For 32-40A chargers, plug-in is fine if you use a quality outlet. For 48A or 60A chargers, hardwiring is mandatory.
What pros do differently
Pull permits. EV circuits are inspected. Most jurisdictions require a permit for any new 240V circuit. Cost is $50-200 — way less than the headache of an unpermitted circuit surfacing during a future home sale or fire investigation.
Run conduit one size larger than minimum. Standard EMT or PVC sized to NEC 358.22 fill rules works, but bumping one size up makes the wire pull dramatically easier and leaves room for future upgrades.
Match the EVSE to the panel breaker.Most modern chargers are programmable — you set the max amperage on the unit to match the breaker (e.g., 40A on a 50A breaker). Don't install a 60A-capable charger on a 40A circuit without setting the limit; it can pull more than the breaker protects, and the safety logic relies on you setting it correctly.
Quick FAQ
What size wire for a 40A EV charger? 8 AWG copper THHN/THWN-2 on a 50A breaker, for runs under 50 ft. Bump to 6 AWG for 50-100 ft.
Can I use my existing dryer outlet?Maybe. Most US dryer outlets are 30A on 10 AWG — supports a 24A continuous EV charge (typical Tesla Mobile Connector setting). Slower than 40A but doesn't require new wiring.

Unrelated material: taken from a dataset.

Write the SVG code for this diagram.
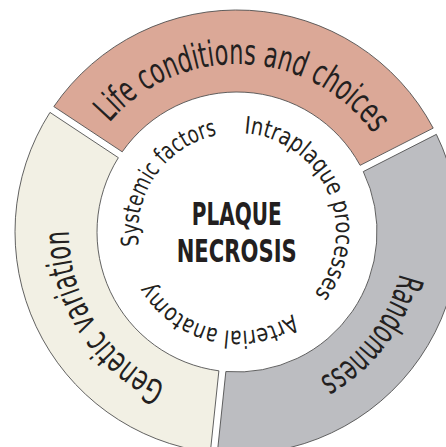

Do I need a permit for an EV charger? Yes in most US jurisdictions for any hardwired install or new outlet circuit. Some allow plug-in EVSE on existing outlets without permit, but verify locally.
Run the calcs in order: breaker size (125% rule) → wire gauge (NEC 310.16) → voltage drop (for runs over 50 ft) → panel load (verify capacity).